## REQUEST
From the very first line of the data to the line containing "1, 6, 3, 4, 9]", retype everything exactly, leaving the pictures behind.

──────────

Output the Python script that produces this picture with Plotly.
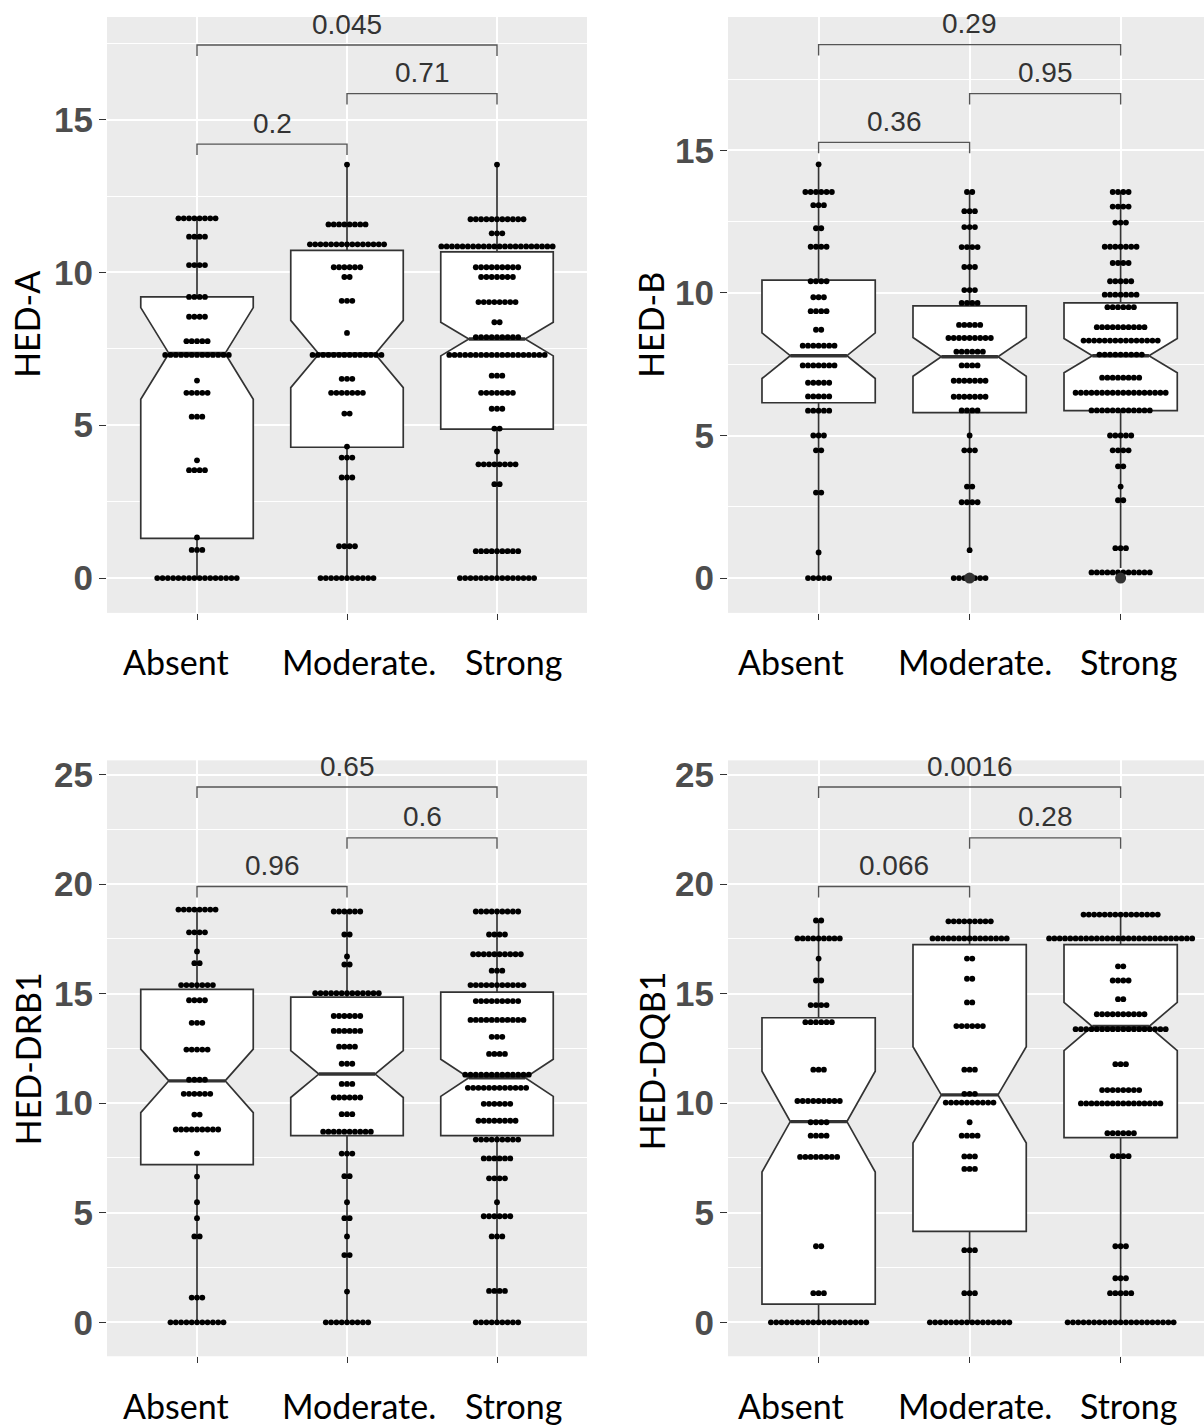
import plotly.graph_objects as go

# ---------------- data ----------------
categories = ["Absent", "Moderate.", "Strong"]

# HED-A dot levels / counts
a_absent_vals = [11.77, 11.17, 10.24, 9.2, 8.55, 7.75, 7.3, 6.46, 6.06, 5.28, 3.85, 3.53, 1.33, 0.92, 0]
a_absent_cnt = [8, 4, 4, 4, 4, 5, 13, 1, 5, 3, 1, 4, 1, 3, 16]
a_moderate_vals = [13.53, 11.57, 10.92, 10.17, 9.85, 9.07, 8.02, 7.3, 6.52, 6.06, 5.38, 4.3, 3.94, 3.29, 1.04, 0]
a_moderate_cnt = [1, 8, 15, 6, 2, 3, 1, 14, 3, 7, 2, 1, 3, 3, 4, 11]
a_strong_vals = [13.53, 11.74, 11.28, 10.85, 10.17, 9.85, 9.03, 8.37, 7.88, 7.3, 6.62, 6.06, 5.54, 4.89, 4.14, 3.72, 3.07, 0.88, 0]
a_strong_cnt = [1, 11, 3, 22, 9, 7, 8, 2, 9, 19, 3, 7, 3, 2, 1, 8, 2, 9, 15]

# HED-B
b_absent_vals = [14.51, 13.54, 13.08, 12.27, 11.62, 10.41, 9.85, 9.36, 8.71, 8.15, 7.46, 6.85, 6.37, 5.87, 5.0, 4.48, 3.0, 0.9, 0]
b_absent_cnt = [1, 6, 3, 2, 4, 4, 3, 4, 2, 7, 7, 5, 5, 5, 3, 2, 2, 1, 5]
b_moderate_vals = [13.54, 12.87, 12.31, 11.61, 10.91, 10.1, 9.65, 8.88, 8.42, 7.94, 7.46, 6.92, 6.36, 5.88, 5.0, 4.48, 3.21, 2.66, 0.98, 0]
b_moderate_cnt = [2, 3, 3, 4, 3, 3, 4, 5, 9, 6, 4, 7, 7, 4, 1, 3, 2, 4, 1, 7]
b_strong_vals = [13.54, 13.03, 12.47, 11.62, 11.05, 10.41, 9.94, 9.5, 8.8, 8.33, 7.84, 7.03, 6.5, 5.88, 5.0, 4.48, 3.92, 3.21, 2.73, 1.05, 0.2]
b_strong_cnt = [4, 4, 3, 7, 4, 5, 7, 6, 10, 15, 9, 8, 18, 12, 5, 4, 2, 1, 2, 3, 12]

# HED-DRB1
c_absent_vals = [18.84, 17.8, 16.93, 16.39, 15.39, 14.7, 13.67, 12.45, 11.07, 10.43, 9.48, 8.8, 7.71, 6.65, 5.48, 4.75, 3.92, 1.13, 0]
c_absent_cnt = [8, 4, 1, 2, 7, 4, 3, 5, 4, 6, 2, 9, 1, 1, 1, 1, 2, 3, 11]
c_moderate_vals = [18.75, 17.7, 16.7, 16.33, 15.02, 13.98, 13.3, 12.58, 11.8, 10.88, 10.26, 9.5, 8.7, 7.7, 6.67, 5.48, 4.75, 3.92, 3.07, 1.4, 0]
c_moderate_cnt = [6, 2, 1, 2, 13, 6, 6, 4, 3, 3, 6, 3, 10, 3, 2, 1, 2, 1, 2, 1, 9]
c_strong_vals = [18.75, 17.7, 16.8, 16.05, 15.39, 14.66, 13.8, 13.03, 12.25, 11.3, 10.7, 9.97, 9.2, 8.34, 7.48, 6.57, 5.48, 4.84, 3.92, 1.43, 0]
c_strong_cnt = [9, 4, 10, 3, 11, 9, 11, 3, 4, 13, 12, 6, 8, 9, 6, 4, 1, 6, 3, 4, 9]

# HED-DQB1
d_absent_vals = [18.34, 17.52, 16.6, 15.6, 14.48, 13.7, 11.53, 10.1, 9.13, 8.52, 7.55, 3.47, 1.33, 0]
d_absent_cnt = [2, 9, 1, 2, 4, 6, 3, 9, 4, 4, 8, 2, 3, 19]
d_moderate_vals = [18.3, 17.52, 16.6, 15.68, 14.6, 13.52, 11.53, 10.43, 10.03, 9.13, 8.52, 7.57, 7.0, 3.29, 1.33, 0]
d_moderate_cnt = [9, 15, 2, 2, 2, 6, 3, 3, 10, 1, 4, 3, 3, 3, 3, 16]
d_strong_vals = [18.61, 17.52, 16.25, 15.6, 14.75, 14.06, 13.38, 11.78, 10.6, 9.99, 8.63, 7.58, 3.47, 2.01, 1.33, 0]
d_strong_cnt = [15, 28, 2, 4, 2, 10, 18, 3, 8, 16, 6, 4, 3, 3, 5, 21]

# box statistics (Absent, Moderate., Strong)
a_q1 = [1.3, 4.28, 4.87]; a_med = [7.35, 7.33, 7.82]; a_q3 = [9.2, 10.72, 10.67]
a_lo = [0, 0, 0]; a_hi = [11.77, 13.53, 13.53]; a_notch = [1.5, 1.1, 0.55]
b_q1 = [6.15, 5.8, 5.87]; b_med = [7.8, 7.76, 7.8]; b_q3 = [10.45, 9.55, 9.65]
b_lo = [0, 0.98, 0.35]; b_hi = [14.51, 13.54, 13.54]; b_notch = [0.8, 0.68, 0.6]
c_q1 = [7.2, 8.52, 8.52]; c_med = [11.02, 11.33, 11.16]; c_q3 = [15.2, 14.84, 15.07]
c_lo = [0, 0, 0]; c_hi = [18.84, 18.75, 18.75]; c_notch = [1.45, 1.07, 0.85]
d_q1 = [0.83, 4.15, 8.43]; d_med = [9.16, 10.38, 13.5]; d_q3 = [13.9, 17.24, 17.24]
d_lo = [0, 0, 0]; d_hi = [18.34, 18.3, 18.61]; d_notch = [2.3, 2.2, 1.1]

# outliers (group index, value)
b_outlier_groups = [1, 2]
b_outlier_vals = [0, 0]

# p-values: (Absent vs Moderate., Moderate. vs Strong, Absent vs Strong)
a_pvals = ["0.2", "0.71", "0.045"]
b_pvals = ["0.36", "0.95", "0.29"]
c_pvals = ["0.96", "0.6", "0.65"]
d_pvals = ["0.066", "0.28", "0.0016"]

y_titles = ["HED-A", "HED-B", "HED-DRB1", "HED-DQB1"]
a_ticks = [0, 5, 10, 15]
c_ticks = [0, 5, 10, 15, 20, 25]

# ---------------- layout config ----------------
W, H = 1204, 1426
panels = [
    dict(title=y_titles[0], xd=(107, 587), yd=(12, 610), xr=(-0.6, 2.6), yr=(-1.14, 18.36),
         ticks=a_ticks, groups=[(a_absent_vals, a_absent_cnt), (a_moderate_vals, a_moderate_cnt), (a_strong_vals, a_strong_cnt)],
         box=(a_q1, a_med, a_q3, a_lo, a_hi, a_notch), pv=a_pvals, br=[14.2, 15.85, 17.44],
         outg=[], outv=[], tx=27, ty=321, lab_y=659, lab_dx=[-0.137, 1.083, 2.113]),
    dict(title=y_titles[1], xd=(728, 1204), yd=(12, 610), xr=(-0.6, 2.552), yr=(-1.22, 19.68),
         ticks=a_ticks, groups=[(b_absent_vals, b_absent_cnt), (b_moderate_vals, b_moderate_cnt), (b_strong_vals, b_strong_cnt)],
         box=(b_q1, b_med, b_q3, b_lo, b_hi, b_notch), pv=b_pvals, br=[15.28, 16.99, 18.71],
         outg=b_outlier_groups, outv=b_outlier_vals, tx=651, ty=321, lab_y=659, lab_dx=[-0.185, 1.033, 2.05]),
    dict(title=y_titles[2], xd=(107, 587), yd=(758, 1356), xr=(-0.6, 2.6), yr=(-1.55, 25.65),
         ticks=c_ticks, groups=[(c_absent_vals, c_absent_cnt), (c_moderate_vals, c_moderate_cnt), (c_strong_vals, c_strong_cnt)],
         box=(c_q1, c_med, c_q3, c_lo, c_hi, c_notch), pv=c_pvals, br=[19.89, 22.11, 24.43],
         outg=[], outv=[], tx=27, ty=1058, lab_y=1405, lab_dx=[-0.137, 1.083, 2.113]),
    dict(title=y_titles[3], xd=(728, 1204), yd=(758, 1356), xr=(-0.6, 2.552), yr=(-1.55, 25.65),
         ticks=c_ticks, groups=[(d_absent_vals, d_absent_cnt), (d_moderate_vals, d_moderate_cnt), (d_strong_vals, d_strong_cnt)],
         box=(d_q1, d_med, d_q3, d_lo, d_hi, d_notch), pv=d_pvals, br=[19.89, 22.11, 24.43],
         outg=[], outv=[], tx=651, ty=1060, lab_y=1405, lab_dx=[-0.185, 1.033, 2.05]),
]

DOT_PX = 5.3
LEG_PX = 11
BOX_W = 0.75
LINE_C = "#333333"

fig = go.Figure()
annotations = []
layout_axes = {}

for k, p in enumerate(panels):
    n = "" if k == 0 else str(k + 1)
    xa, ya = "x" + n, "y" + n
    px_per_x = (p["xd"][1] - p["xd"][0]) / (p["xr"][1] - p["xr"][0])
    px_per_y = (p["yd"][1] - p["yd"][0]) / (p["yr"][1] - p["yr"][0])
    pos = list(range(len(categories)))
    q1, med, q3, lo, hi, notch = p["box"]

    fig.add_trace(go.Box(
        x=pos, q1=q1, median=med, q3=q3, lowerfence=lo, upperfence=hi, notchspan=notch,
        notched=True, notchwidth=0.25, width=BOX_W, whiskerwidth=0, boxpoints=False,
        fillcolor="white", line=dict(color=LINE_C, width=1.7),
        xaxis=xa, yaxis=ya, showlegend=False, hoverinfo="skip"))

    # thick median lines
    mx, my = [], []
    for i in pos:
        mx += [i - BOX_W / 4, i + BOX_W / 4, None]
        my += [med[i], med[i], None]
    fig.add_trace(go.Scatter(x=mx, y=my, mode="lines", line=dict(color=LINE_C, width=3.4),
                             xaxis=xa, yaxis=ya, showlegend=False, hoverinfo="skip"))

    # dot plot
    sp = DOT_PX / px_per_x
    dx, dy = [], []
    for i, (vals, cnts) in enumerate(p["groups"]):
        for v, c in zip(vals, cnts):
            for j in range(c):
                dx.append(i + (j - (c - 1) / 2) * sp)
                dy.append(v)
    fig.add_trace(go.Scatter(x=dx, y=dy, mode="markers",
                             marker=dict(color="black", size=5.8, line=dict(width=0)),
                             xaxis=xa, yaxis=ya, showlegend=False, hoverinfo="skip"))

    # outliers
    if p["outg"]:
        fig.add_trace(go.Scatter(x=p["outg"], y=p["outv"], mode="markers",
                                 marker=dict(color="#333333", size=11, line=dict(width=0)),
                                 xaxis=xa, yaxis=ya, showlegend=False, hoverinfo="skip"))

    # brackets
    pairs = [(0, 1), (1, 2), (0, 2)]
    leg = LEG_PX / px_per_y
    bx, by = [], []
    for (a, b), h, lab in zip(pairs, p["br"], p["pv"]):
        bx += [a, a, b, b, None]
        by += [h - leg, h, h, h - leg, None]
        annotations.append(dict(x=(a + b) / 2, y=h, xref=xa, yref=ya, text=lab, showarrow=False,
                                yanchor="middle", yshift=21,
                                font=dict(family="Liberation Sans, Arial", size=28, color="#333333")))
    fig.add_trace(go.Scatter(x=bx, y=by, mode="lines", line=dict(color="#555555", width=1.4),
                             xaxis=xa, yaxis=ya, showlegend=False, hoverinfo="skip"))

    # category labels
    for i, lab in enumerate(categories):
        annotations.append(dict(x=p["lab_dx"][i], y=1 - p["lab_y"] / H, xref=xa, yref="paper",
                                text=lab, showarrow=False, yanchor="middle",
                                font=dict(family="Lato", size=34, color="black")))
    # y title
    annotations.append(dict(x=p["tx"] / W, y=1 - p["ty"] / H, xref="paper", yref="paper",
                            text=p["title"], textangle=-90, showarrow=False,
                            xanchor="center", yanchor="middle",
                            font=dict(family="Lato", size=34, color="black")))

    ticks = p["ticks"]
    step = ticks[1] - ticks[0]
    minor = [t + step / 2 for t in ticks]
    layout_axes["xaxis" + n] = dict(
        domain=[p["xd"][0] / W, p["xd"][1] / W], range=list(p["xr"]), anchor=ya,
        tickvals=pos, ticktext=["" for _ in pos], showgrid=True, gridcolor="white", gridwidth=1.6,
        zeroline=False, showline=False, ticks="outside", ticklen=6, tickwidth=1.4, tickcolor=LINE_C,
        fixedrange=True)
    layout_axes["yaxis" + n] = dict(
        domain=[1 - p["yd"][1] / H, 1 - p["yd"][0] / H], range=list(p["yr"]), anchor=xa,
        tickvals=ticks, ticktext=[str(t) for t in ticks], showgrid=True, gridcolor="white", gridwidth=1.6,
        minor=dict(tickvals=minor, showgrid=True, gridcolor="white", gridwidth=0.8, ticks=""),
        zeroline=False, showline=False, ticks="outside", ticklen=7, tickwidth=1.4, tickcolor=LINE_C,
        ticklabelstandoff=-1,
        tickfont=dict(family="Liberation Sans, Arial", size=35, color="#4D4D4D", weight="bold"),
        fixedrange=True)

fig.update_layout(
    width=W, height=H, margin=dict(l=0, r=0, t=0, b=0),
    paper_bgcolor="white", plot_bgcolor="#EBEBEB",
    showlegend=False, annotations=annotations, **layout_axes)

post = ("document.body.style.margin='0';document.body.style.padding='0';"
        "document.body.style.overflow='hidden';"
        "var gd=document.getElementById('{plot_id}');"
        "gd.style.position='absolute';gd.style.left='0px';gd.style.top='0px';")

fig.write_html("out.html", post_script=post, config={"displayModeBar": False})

──────────

## ANSWER
Output the Python script that produces this picture with Plotly.
import plotly.graph_objects as go

# ---------------- data ----------------
categories = ["Absent", "Moderate.", "Strong"]

# HED-A dot levels / counts
a_absent_vals = [11.77, 11.17, 10.24, 9.2, 8.55, 7.75, 7.3, 6.46, 6.06, 5.28, 3.85, 3.53, 1.33, 0.92, 0]
a_absent_cnt = [8, 4, 4, 4, 4, 5, 13, 1, 5, 3, 1, 4, 1, 3, 16]
a_moderate_vals = [13.53, 11.57, 10.92, 10.17, 9.85, 9.07, 8.02, 7.3, 6.52, 6.06, 5.38, 4.3, 3.94, 3.29, 1.04, 0]
a_moderate_cnt = [1, 8, 15, 6, 2, 3, 1, 14, 3, 7, 2, 1, 3, 3, 4, 11]
a_strong_vals = [13.53, 11.74, 11.28, 10.85, 10.17, 9.85, 9.03, 8.37, 7.88, 7.3, 6.62, 6.06, 5.54, 4.89, 4.14, 3.72, 3.07, 0.88, 0]
a_strong_cnt = [1, 11, 3, 22, 9, 7, 8, 2, 9, 19, 3, 7, 3, 2, 1, 8, 2, 9, 15]

# HED-B
b_absent_vals = [14.51, 13.54, 13.08, 12.27, 11.62, 10.41, 9.85, 9.36, 8.71, 8.15, 7.46, 6.85, 6.37, 5.87, 5.0, 4.48, 3.0, 0.9, 0]
b_absent_cnt = [1, 6, 3, 2, 4, 4, 3, 4, 2, 7, 7, 5, 5, 5, 3, 2, 2, 1, 5]
b_moderate_vals = [13.54, 12.87, 12.31, 11.61, 10.91, 10.1, 9.65, 8.88, 8.42, 7.94, 7.46, 6.92, 6.36, 5.88, 5.0, 4.48, 3.21, 2.66, 0.98, 0]
b_moderate_cnt = [2, 3, 3, 4, 3, 3, 4, 5, 9, 6, 4, 7, 7, 4, 1, 3, 2, 4, 1, 7]
b_strong_vals = [13.54, 13.03, 12.47, 11.62, 11.05, 10.41, 9.94, 9.5, 8.8, 8.33, 7.84, 7.03, 6.5, 5.88, 5.0, 4.48, 3.92, 3.21, 2.73, 1.05, 0.2]
b_strong_cnt = [4, 4, 3, 7, 4, 5, 7, 6, 10, 15, 9, 8, 18, 12, 5, 4, 2, 1, 2, 3, 12]

# HED-DRB1
c_absent_vals = [18.84, 17.8, 16.93, 16.39, 15.39, 14.7, 13.67, 12.45, 11.07, 10.43, 9.48, 8.8, 7.71, 6.65, 5.48, 4.75, 3.92, 1.13, 0]
c_absent_cnt = [8, 4, 1, 2, 7, 4, 3, 5, 4, 6, 2, 9, 1, 1, 1, 1, 2, 3, 11]
c_moderate_vals = [18.75, 17.7, 16.7, 16.33, 15.02, 13.98, 13.3, 12.58, 11.8, 10.88, 10.26, 9.5, 8.7, 7.7, 6.67, 5.48, 4.75, 3.92, 3.07, 1.4, 0]
c_moderate_cnt = [6, 2, 1, 2, 13, 6, 6, 4, 3, 3, 6, 3, 10, 3, 2, 1, 2, 1, 2, 1, 9]
c_strong_vals = [18.75, 17.7, 16.8, 16.05, 15.39, 14.66, 13.8, 13.03, 12.25, 11.3, 10.7, 9.97, 9.2, 8.34, 7.48, 6.57, 5.48, 4.84, 3.92, 1.43, 0]
c_strong_cnt = [9, 4, 10, 3, 11, 9, 11, 3, 4, 13, 12, 6, 8, 9, 6, 4, 1, 6, 3, 4, 9]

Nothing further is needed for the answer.